Stated goal:
Extract word for word the lines of the listing from its start to the line holding "function pairs(xs, ys)", both ends kept; pictures are not part of the copy.
____ Material
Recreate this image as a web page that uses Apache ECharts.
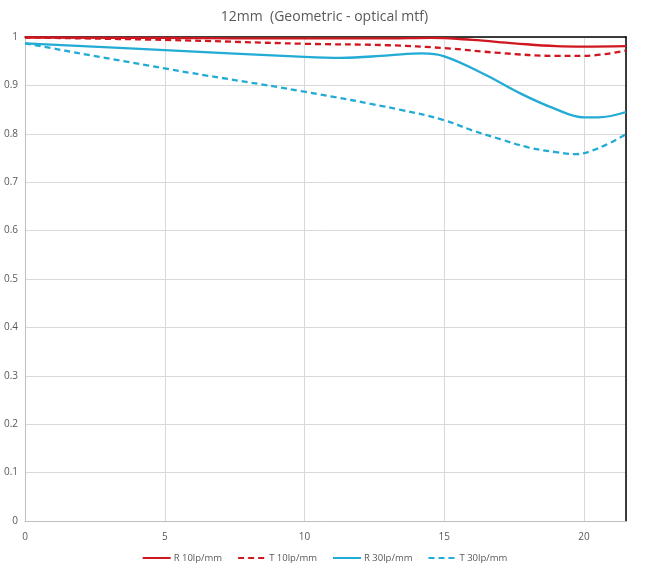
<!DOCTYPE html>
<html>
<head>
<meta charset="utf-8">
<script src="https://cdn.jsdelivr.net/npm/echarts@6/dist/echarts.min.js"></script>
<style>html,body{margin:0;padding:0;background:#fff}#c{width:649px;height:571px}</style>
</head>
<body>
<div id="c"></div>
<script>
const titleText = '12mm  (Geometric - optical mtf)';
const seriesNames = ['R 10lp/mm', 'T 10lp/mm', 'R 30lp/mm', 'T 30lp/mm'];
const xTicks = [0, 5, 10, 15, 20];
const yTicks = [0, 0.1, 0.2, 0.3, 0.4, 0.5, 0.6, 0.7, 0.8, 0.9, 1];

const r10x = [0, 5, 10, 13, 14.5, 16, 17.5, 19, 20, 21.5];
const r10y = [0.999, 0.998, 0.997, 0.997, 0.998, 0.994, 0.987, 0.981, 0.980, 0.981];

const t10x = [0, 5, 10, 13, 15, 17, 19, 20, 21.5];
const t10y = [0.999, 0.994, 0.986, 0.983, 0.977, 0.967, 0.961, 0.961, 0.972];

const r30x = [0, 5, 10, 11.3, 13, 14.2, 15, 16.5, 17.7, 18.9, 20, 20.5, 21.5];
const r30y = [0.987, 0.973, 0.959, 0.957, 0.962, 0.966, 0.960, 0.921, 0.884, 0.853, 0.834, 0.834, 0.845];

const t30x = [0, 5, 10, 13.4, 15, 16, 17, 18, 19, 19.7, 20.5, 21.5];
const t30y = [0.987, 0.935, 0.887, 0.850, 0.828, 0.807, 0.789, 0.772, 0.762, 0.758, 0.770, 0.799];

const xMax = 21.5;
const red = '#d0161e';
const cyan = '#22abd5';
const txt = '#595959';
const font = '"Open Sans", "Liberation Sans", sans-serif';

function pairs(xs, ys) { return xs.map((x, i) => [x, ys[i]]); }

const chart = echarts.init(document.getElementById('c'));
chart.setOption({
  animation: false,
  backgroundColor: '#fff',
  title: {
    text: titleText, left: 'center', top: 5,
    textStyle: { fontFamily: font, fontSize: 14, fontWeight: 'normal', color: txt }
  },
  legend: {
    bottom: 3, left: 'center', itemWidth: 28, itemHeight: 10, itemGap: 15,
    itemStyle: { opacity: 0 },
    textStyle: { fontFamily: font, fontSize: 9.5, color: txt, padding: [0, 0, 0, -2] },
    data: seriesNames
  },
  grid: { left: 25, right: 23, top: 37, bottom: 50, containLabel: false },
  xAxis: [{
    type: 'value', min: 0, max: xMax, interval: 5,
    axisLine: { lineStyle: { color: '#bfbfbf', width: 1 } },
    axisTick: { show: false },
    axisLabel: { color: txt, fontFamily: font, fontSize: 10, margin: 11, showMaxLabel: false,
      formatter: v => xTicks.includes(v) ? String(v) : '' },
    splitLine: { lineStyle: { color: '#d9d9d9' } }
  }, {
    type: 'value', min: 0, max: xMax, position: 'top',
    axisLine: { show: true, onZero: false, lineStyle: { color: '#000', width: 1.5 } },
    axisTick: { show: false }, axisLabel: { show: false }, splitLine: { show: false }
  }],
  yAxis: [{
    type: 'value', min: 0, max: 1, interval: 0.1,
    axisLine: { show: true, lineStyle: { color: '#bfbfbf', width: 1 } },
    axisTick: { show: false },
    axisLabel: { color: txt, fontFamily: font, fontSize: 10, margin: 7,
      formatter: v => { const t = yTicks.find(k => Math.abs(k - v) < 1e-9); return t === undefined ? '' : String(t); } },
    splitLine: { lineStyle: { color: '#d9d9d9' } }
  }, {
    type: 'value', min: 0, max: 1, position: 'right',
    axisLine: { show: true, onZero: false, lineStyle: { color: '#000', width: 1.5 } },
    axisTick: { show: false }, axisLabel: { show: false }, splitLine: { show: false }
  }],
  series: [
    { name: seriesNames[0], type: 'line', smooth: 0.4, symbol: 'none', data: pairs(r10x, r10y),
      lineStyle: { color: red, width: 2.3 }, itemStyle: { color: red }, z: 4 },
    { name: seriesNames[1], type: 'line', smooth: 0.4, symbol: 'none', data: pairs(t10x, t10y),
      lineStyle: { color: red, width: 2.3, type: [6, 4] }, itemStyle: { color: red }, z: 3 },
    { name: seriesNames[2], type: 'line', smooth: 0.4, symbol: 'none', data: pairs(r30x, r30y),
      lineStyle: { color: cyan, width: 2.3 }, itemStyle: { color: cyan }, z: 2 },
    { name: seriesNames[3], type: 'line', smooth: 0.4, symbol: 'none', data: pairs(t30x, t30y),
      lineStyle: { color: cyan, width: 2.3, type: [6, 4] }, itemStyle: { color: cyan }, z: 1 }
  ]
});
</script>
</body>
</html>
________
Result of the exercise:
Recreate this image as a web page that uses Apache ECharts.
<!DOCTYPE html>
<html>
<head>
<meta charset="utf-8">
<script src="https://cdn.jsdelivr.net/npm/echarts@6/dist/echarts.min.js"></script>
<style>html,body{margin:0;padding:0;background:#fff}#c{width:649px;height:571px}</style>
</head>
<body>
<div id="c"></div>
<script>
const titleText = '12mm  (Geometric - optical mtf)';
const seriesNames = ['R 10lp/mm', 'T 10lp/mm', 'R 30lp/mm', 'T 30lp/mm'];
const xTicks = [0, 5, 10, 15, 20];
const yTicks = [0, 0.1, 0.2, 0.3, 0.4, 0.5, 0.6, 0.7, 0.8, 0.9, 1];

const r10x = [0, 5, 10, 13, 14.5, 16, 17.5, 19, 20, 21.5];
const r10y = [0.999, 0.998, 0.997, 0.997, 0.998, 0.994, 0.987, 0.981, 0.980, 0.981];

const t10x = [0, 5, 10, 13, 15, 17, 19, 20, 21.5];
const t10y = [0.999, 0.994, 0.986, 0.983, 0.977, 0.967, 0.961, 0.961, 0.972];

const r30x = [0, 5, 10, 11.3, 13, 14.2, 15, 16.5, 17.7, 18.9, 20, 20.5, 21.5];
const r30y = [0.987, 0.973, 0.959, 0.957, 0.962, 0.966, 0.960, 0.921, 0.884, 0.853, 0.834, 0.834, 0.845];

const t30x = [0, 5, 10, 13.4, 15, 16, 17, 18, 19, 19.7, 20.5, 21.5];
const t30y = [0.987, 0.935, 0.887, 0.850, 0.828, 0.807, 0.789, 0.772, 0.762, 0.758, 0.770, 0.799];

const xMax = 21.5;
const red = '#d0161e';
const cyan = '#22abd5';
const txt = '#595959';
const font = '"Open Sans", "Liberation Sans", sans-serif';

function pairs(xs, ys) { return xs.map((x, i) => [x, ys[i]]); }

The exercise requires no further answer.